──────── SUPPLIED MATERIAL ────────
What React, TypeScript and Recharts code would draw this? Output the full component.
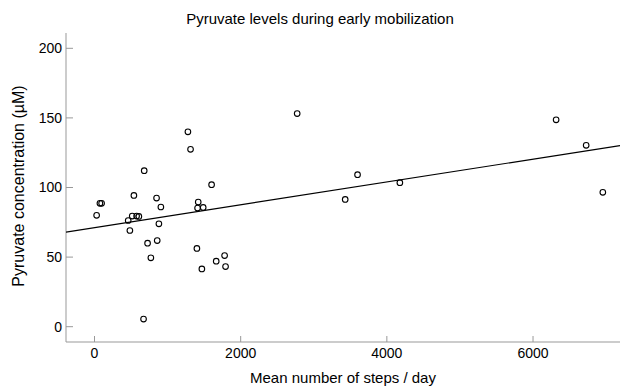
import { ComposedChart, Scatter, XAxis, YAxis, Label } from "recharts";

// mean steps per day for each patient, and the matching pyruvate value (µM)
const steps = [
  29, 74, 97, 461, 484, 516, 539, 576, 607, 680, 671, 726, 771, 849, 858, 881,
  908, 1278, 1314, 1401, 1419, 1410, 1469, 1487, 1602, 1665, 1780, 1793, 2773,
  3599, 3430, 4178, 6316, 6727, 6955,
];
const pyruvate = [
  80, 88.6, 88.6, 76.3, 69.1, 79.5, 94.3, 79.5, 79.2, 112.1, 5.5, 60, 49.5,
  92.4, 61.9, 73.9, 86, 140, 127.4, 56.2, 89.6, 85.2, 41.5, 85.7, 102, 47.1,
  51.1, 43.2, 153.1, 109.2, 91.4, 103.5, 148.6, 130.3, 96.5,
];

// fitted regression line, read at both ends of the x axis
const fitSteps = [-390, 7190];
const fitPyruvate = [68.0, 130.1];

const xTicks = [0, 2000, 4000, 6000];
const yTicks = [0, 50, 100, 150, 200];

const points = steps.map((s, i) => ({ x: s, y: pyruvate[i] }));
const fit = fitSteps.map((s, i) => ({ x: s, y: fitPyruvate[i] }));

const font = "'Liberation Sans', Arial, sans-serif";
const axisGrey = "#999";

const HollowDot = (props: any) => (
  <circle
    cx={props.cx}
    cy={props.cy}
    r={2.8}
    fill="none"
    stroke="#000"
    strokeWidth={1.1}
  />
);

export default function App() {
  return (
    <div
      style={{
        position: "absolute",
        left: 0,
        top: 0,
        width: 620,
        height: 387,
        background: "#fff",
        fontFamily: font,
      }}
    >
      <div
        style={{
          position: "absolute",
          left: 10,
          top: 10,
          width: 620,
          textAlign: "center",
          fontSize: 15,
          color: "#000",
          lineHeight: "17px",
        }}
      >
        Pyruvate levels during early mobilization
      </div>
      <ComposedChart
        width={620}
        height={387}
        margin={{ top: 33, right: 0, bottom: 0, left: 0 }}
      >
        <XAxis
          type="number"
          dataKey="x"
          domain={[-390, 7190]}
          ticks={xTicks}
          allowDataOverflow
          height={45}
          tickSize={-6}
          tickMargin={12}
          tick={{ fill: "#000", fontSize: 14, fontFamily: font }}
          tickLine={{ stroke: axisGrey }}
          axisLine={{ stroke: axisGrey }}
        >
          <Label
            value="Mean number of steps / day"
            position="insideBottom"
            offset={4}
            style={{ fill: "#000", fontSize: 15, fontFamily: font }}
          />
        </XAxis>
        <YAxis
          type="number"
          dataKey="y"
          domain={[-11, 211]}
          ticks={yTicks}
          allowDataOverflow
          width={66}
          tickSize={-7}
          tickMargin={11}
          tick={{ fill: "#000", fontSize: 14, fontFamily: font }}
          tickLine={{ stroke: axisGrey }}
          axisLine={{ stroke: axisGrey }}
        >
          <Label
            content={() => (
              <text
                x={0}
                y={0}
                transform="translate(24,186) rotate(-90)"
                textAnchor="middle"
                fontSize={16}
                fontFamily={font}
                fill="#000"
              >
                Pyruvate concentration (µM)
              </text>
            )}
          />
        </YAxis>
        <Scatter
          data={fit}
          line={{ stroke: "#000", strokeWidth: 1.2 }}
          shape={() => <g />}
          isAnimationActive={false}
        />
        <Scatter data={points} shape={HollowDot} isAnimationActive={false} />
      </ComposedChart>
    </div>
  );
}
────────
SHORT EXERCISE
Write out exactly the opening lines of the data, stopping after the line that holds "XAxis, YAxis, Label". Exclude pictures.

EXERCISE OUTPUT
What React, TypeScript and Recharts code would draw this? Output the full component.
import { ComposedChart, Scatter, XAxis, YAxis, Label } from "recharts";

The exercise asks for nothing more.